- _WHAT IS EXPECTED_
Exclude the pictures and return every line exactly as written.

- _INFORMATION SHOWN_
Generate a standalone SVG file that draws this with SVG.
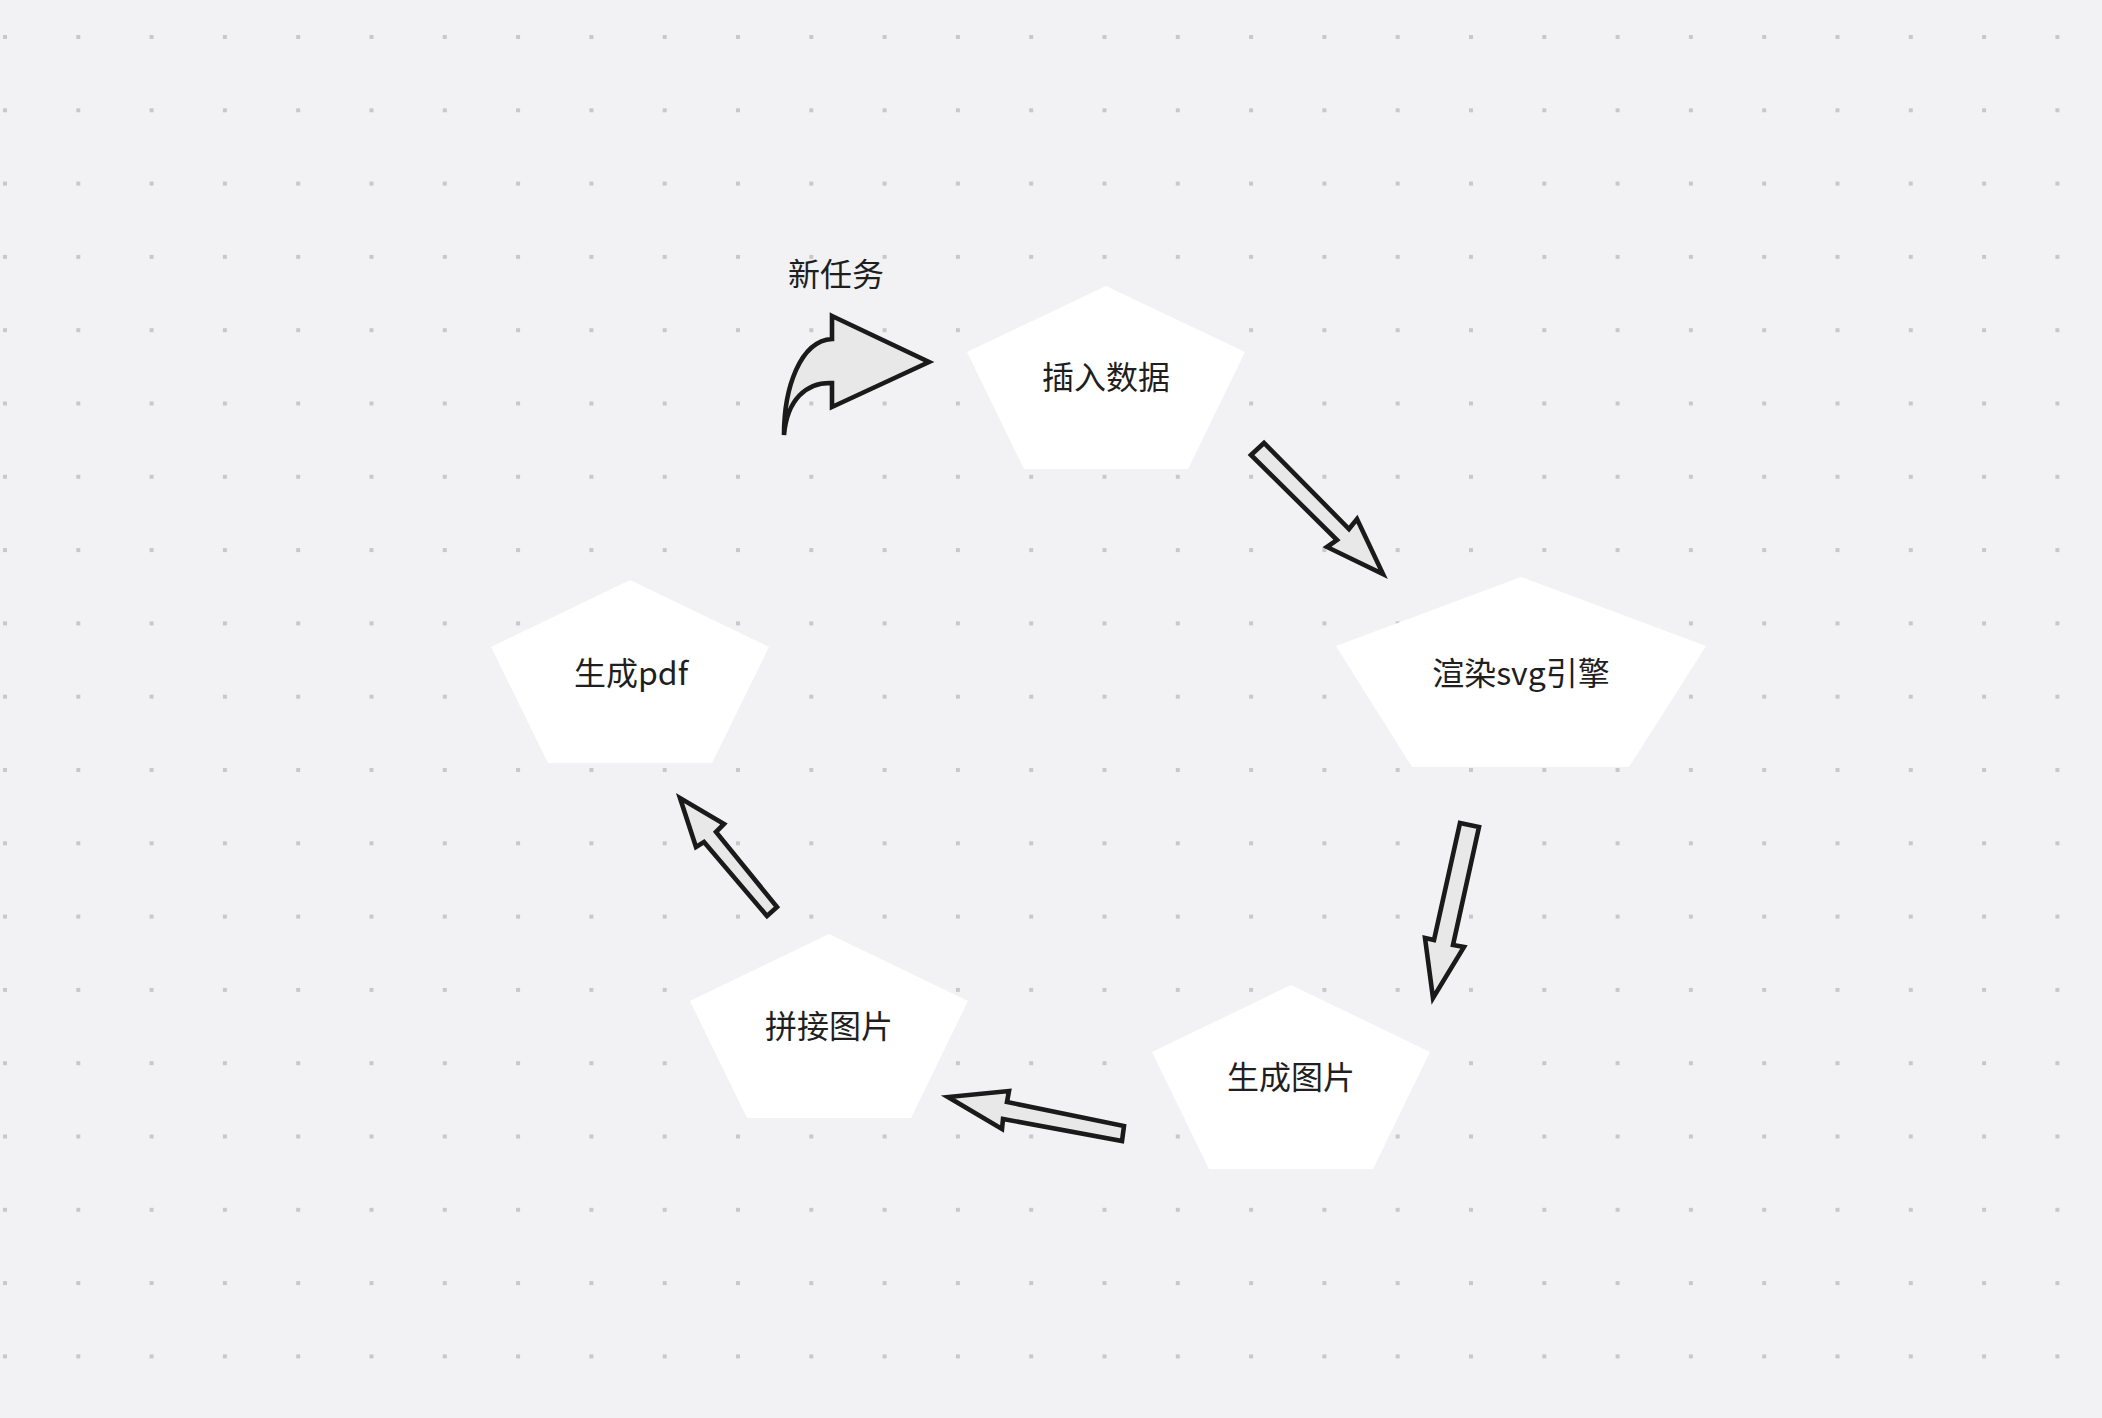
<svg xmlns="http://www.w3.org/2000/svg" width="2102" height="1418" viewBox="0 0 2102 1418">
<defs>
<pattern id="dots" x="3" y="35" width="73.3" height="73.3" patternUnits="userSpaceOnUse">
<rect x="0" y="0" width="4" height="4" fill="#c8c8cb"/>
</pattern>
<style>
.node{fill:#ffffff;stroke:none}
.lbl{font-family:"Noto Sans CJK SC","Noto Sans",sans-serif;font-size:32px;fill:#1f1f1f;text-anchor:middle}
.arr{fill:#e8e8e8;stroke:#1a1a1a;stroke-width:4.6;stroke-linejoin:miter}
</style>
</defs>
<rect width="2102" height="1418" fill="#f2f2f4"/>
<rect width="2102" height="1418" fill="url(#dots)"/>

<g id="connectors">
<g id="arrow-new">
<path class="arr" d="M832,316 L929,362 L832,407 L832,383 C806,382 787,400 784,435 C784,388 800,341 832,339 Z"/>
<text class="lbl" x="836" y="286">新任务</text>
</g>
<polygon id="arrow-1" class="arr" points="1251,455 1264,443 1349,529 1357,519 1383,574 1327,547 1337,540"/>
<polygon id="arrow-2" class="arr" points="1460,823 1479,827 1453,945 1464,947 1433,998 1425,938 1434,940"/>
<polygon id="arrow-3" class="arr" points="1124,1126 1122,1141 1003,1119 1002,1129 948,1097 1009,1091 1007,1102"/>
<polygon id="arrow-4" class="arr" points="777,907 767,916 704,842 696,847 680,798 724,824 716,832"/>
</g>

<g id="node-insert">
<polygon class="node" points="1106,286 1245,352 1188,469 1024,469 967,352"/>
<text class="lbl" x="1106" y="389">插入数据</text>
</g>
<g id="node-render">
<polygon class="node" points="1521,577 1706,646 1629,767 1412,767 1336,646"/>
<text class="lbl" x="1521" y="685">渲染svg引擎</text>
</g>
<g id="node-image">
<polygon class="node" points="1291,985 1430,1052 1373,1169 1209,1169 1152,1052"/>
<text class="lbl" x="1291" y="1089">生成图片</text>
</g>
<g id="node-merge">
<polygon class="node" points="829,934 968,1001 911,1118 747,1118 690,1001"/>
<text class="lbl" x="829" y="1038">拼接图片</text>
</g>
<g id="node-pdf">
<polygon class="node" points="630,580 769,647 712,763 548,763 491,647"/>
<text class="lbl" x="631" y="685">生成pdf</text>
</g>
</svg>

- _SOLUTION TO THE EXERCISE_
Generate a standalone SVG file that draws this with SVG.
<svg xmlns="http://www.w3.org/2000/svg" width="2102" height="1418" viewBox="0 0 2102 1418">
<defs>
<pattern id="dots" x="3" y="35" width="73.3" height="73.3" patternUnits="userSpaceOnUse">
<rect x="0" y="0" width="4" height="4" fill="#c8c8cb"/>
</pattern>
<style>
.node{fill:#ffffff;stroke:none}
.lbl{font-family:"Noto Sans CJK SC","Noto Sans",sans-serif;font-size:32px;fill:#1f1f1f;text-anchor:middle}
.arr{fill:#e8e8e8;stroke:#1a1a1a;stroke-width:4.6;stroke-linejoin:miter}
</style>
</defs>
<rect width="2102" height="1418" fill="#f2f2f4"/>
<rect width="2102" height="1418" fill="url(#dots)"/>

<g id="connectors">
<g id="arrow-new">
<path class="arr" d="M832,316 L929,362 L832,407 L832,383 C806,382 787,400 784,435 C784,388 800,341 832,339 Z"/>
<text class="lbl" x="836" y="286">新任务</text>
</g>
<polygon id="arrow-1" class="arr" points="1251,455 1264,443 1349,529 1357,519 1383,574 1327,547 1337,540"/>
<polygon id="arrow-2" class="arr" points="1460,823 1479,827 1453,945 1464,947 1433,998 1425,938 1434,940"/>
<polygon id="arrow-3" class="arr" points="1124,1126 1122,1141 1003,1119 1002,1129 948,1097 1009,1091 1007,1102"/>
<polygon id="arrow-4" class="arr" points="777,907 767,916 704,842 696,847 680,798 724,824 716,832"/>
</g>

<g id="node-insert">
<polygon class="node" points="1106,286 1245,352 1188,469 1024,469 967,352"/>
<text class="lbl" x="1106" y="389">插入数据</text>
</g>
<g id="node-render">
<polygon class="node" points="1521,577 1706,646 1629,767 1412,767 1336,646"/>
<text class="lbl" x="1521" y="685">渲染svg引擎</text>
</g>
<g id="node-image">
<polygon class="node" points="1291,985 1430,1052 1373,1169 1209,1169 1152,1052"/>
<text class="lbl" x="1291" y="1089">生成图片</text>
</g>
<g id="node-merge">
<polygon class="node" points="829,934 968,1001 911,1118 747,1118 690,1001"/>
<text class="lbl" x="829" y="1038">拼接图片</text>
</g>
<g id="node-pdf">
<polygon class="node" points="630,580 769,647 712,763 548,763 491,647"/>
<text class="lbl" x="631" y="685">生成pdf</text>
</g>
</svg>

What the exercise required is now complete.